Greedy profiteers who obviously perceive these folks as oddly different, anomalies and freaks, pin their hopes on an audience overlooking the fact that it's the equivalent of a P.T. Barnum sideshow and find it just-plain-fun to watch. That's heavy, dude.

By the way, it's not cool to say "midget" anymore, uh-uh, no siree Bob, because it's offensive. That would set them apart from the rest of the world. Can't do that. But it is OK to have a TV show highlighting how they have to stand on a book and struggle to reach a bookshelf. That's OK.

You know, I may have gone too far with this, but I'm in too deep to quit now.

There's also “1,000-lb Sisters,” the TV show whose attraction is subconsciously connected to wanting to see a train wreck. We feel good about ourselves watching this, even though we're 50 pounds overweight. Why? Because we don't need a fork truck to go outside. It's shameful. Bad, bad people!

What else is on? Oh yeah, there's that commercial for a teddy bear you can buy. Not just an ordinary teddy bear … the Trumpy Bear. I'm serious. For just 40 bucks you can buy a $5 stuffed toy that is supposed to be a symbol of the ex-president. Unbelievable.

And, even more unbelievable, it comes with the — glory hallelujah —certificate of authenticity. Why? I dunno. Authentic what? Is someone going to show up at your house, wade through the maze of signs in the front yard, take one look at your new teddy bear proudly displayed in a toy shrine of Mar-a-Lago and ask “Yeah, but is it the real deal?”

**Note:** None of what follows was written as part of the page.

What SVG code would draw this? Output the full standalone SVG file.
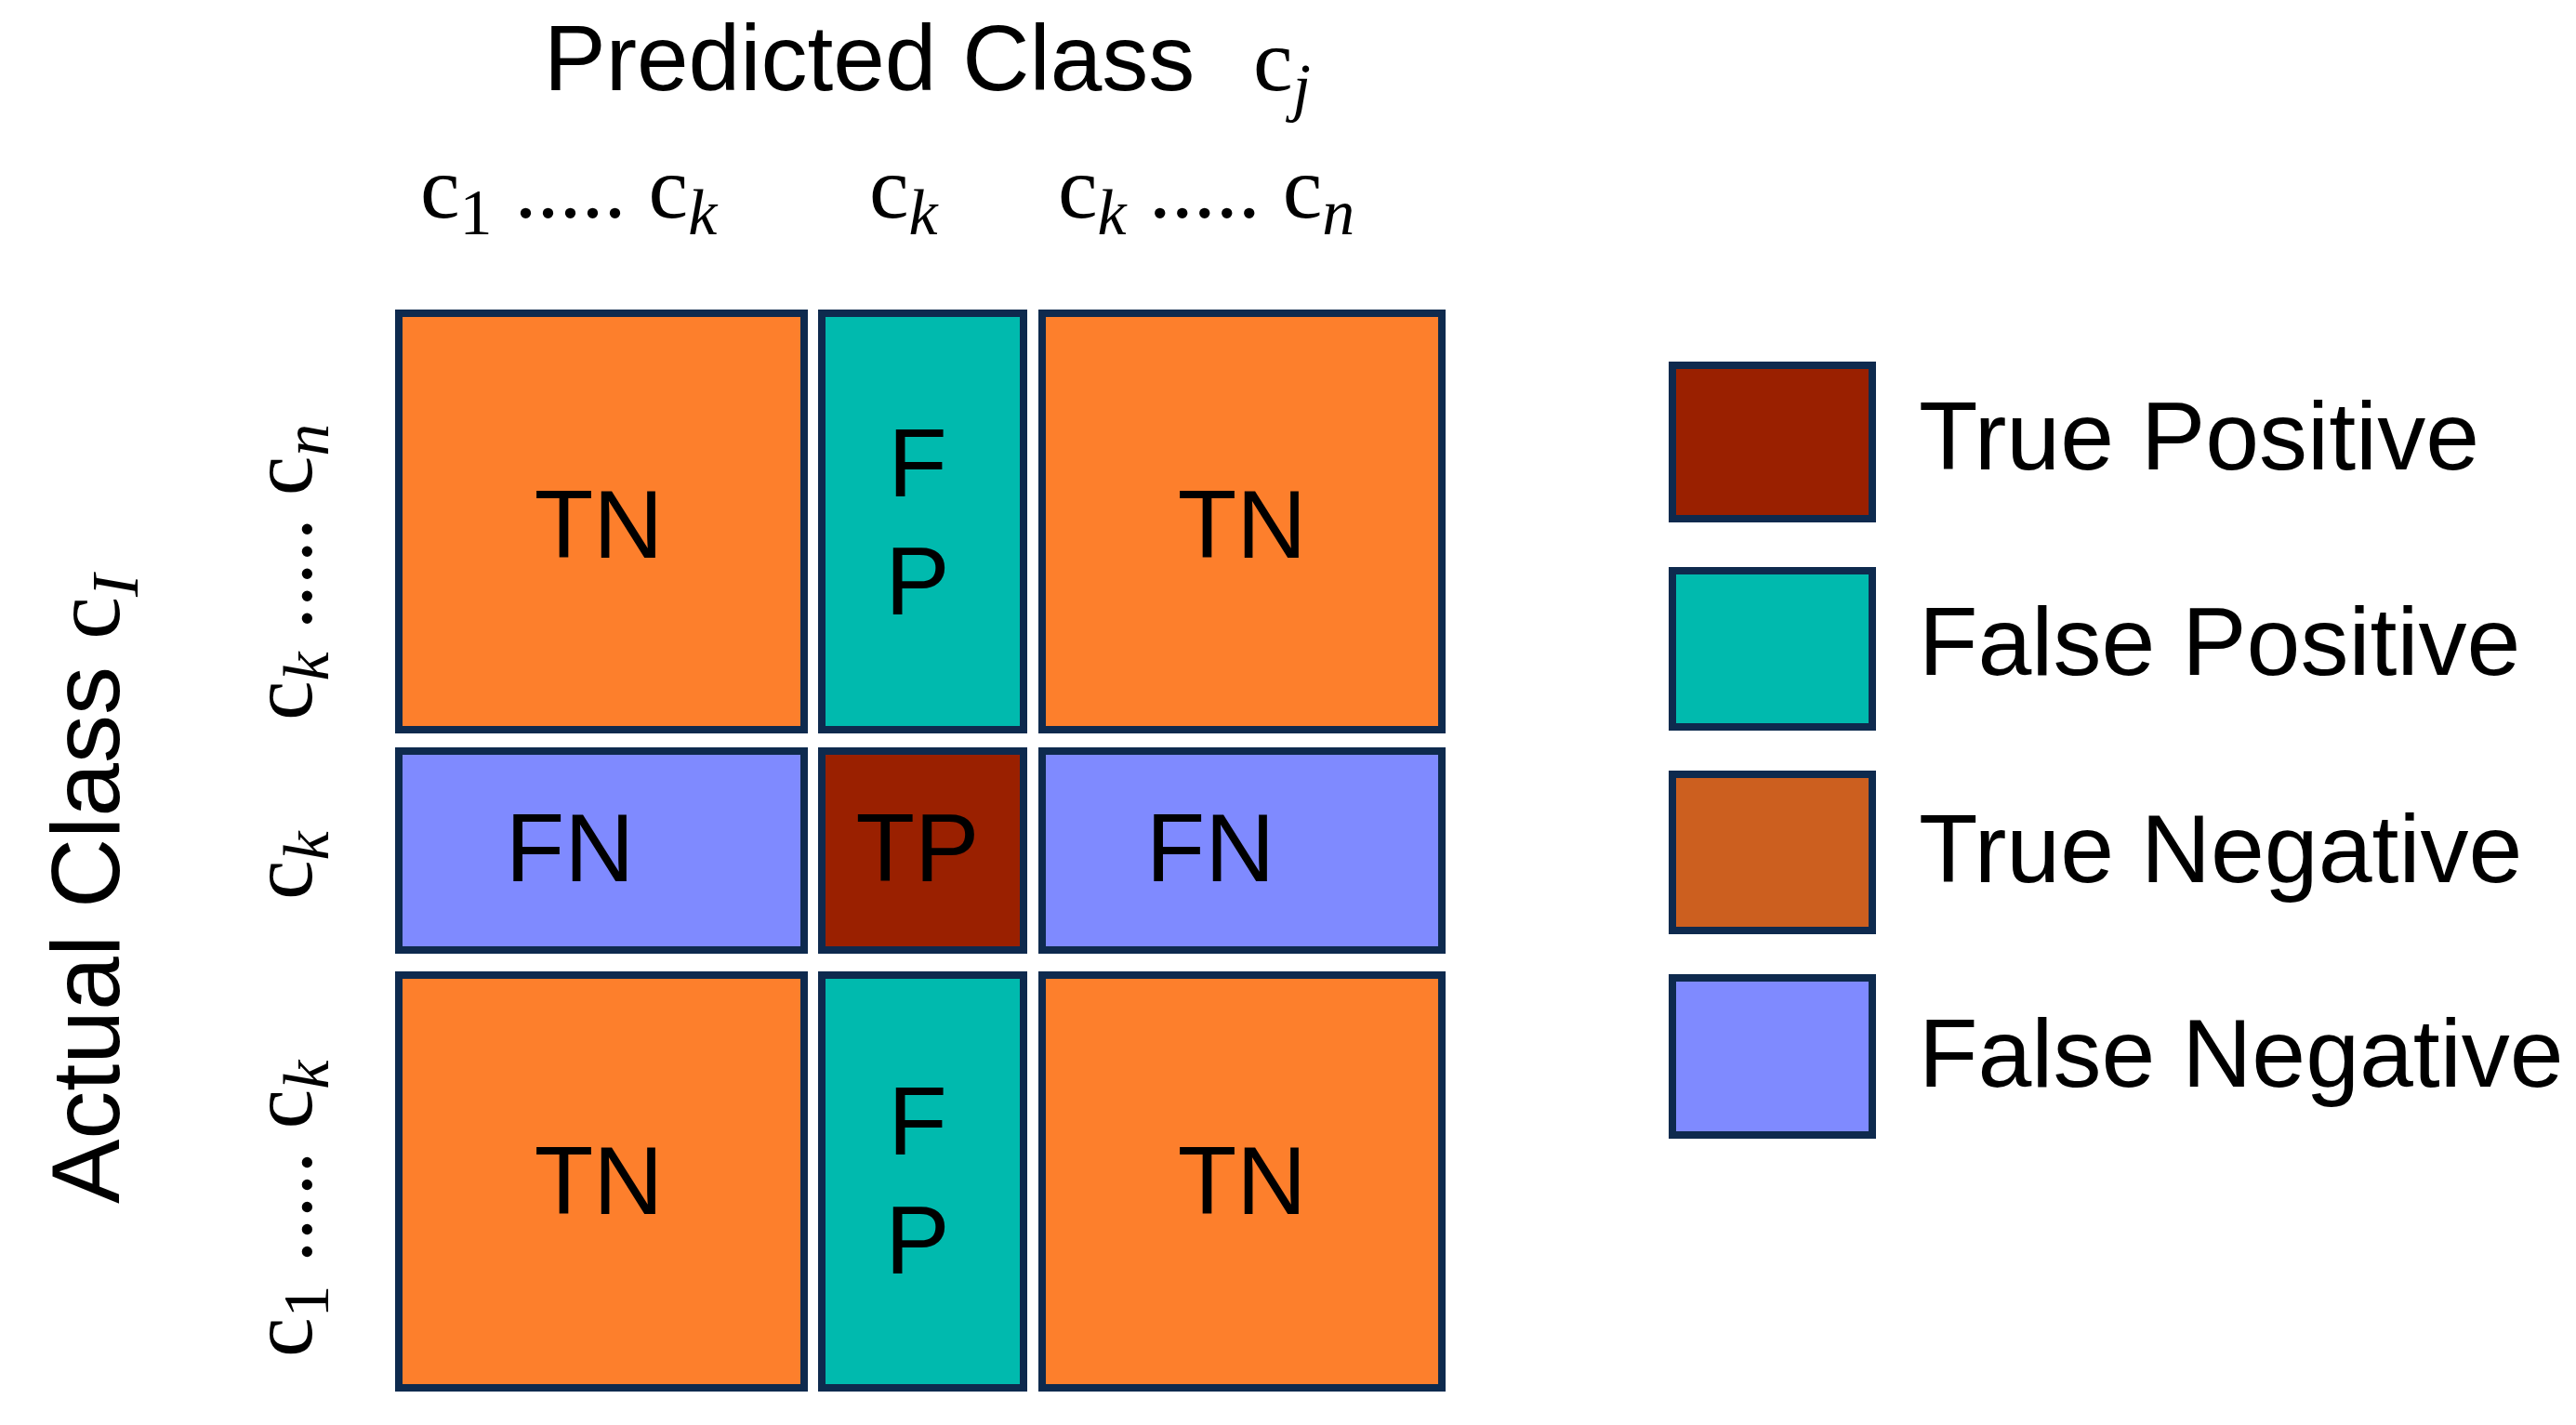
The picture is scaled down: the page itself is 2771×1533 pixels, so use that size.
<svg xmlns="http://www.w3.org/2000/svg" width="2771" height="1533" viewBox="0 0 2771 1533">
<style>
.c{stroke:#0E2A4E;stroke-width:8}
.or{fill:#FD7F2C}.te{fill:#00BAAE}.tp{fill:#9A2000}.fn{fill:#7F8AFF}.tn{fill:#CC5F1F}
.t{font-family:"Liberation Sans",Arial,sans-serif;fill:#000}
.m{font-family:"Liberation Serif","DejaVu Serif",serif;fill:#000;font-size:96px}
.i{font-style:italic}
</style>
<rect width="2771" height="1533" fill="#fff"/>
<g id="titles">
<text class="t" x="585" y="97" font-size="100">Predicted Class</text>
<text class="m" x="1348" y="97" font-size="100">c<tspan class="i" font-size="70" dy="20">j</tspan></text>
<text class="m" x="452" y="234">c<tspan font-size="70" dy="18">1</tspan><tspan dy="-18"> ..... c</tspan><tspan class="i" font-size="70" dy="18">k</tspan></text>
<text class="m" x="935" y="234">c<tspan class="i" font-size="70" dy="18">k</tspan></text>
<text class="m" x="1138" y="234">c<tspan class="i" font-size="70" dy="18">k</tspan><tspan dy="-18"> ..... c</tspan><tspan class="i" font-size="70" dy="18">n</tspan></text>
<text class="t" transform="translate(128 1295) rotate(-90)" font-size="104">Actual Class <tspan font-family="Liberation Serif,serif">c</tspan><tspan font-family="Liberation Serif,serif" class="i" font-size="72" dy="20">I</tspan></text>
<text class="m" transform="translate(335 775) rotate(-90)">c<tspan class="i" font-size="70" dy="18">k</tspan><tspan dy="-18"> ..... c</tspan><tspan class="i" font-size="70" dy="18">n</tspan></text>
<text class="m" transform="translate(335 968) rotate(-90)">c<tspan class="i" font-size="70" dy="18">k</tspan></text>
<text class="m" transform="translate(335 1460) rotate(-90)">c<tspan font-size="70" dy="18">1</tspan><tspan dy="-18"> ..... c</tspan><tspan class="i" font-size="70" dy="18">k</tspan></text>
</g>
<g id="cells" class="t" font-size="104" text-anchor="middle">
<g id="r1c1"><rect class="c or" x="429" y="337" width="436" height="448"/><text x="644" y="600">TN</text></g>
<g id="r1c2"><rect class="c te" x="884" y="337" width="217" height="448"/><text x="987" y="534">F</text><text x="987" y="661">P</text></g>
<g id="r1c3"><rect class="c or" x="1121" y="337" width="430" height="448"/><text x="1336" y="600">TN</text></g>
<g id="r2c1"><rect class="c fn" x="429" y="808" width="436" height="214"/><text x="613" y="948">FN</text></g>
<g id="r2c2"><rect class="c tp" x="884" y="808" width="217" height="214"/><text x="987" y="948">TP</text></g>
<g id="r2c3"><rect class="c fn" x="1121" y="808" width="430" height="214"/><text x="1302" y="948">FN</text></g>
<g id="r3c1"><rect class="c or" x="429" y="1049" width="436" height="444"/><text x="644" y="1306">TN</text></g>
<g id="r3c2"><rect class="c te" x="884" y="1049" width="217" height="444"/><text x="987" y="1242">F</text><text x="987" y="1370">P</text></g>
<g id="r3c3"><rect class="c or" x="1121" y="1049" width="430" height="444"/><text x="1336" y="1306">TN</text></g>
</g>
<g id="legend" class="t" font-size="104">
<g id="lg-tp"><rect class="c tp" x="1799" y="393" width="215" height="165"/><text x="2064" y="505">True Positive</text></g>
<g id="lg-fp"><rect class="c te" x="1799" y="614" width="215" height="168"/><text x="2064" y="726">False Positive</text></g>
<g id="lg-tn"><rect class="c tn" x="1799" y="833" width="215" height="168"/><text x="2064" y="949">True Negative</text></g>
<g id="lg-fn"><rect class="c fn" x="1799" y="1052" width="215" height="169"/><text x="2064" y="1169">False Negative</text></g>
</g>
<g id="connectors"/>
</svg>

And the irony is: how authentic is the actual person? His hair? His tan? His integrity? His claims? Blah-blah, blah? Just asking. That's all.

There ya go; that short blurb ought to fire up the people who haven't called me names in awhile. Sorry, Steve B. (a decent guy from Niagara Falls). But glad you're reading. And thanks again, partner, for your service to the community.

And remember, you can let the paper know just how upset you are in a letter to the editor. (Take it away, Joyce and Matt. Please ... just take it away.)

And that's the way it looks from the Valley.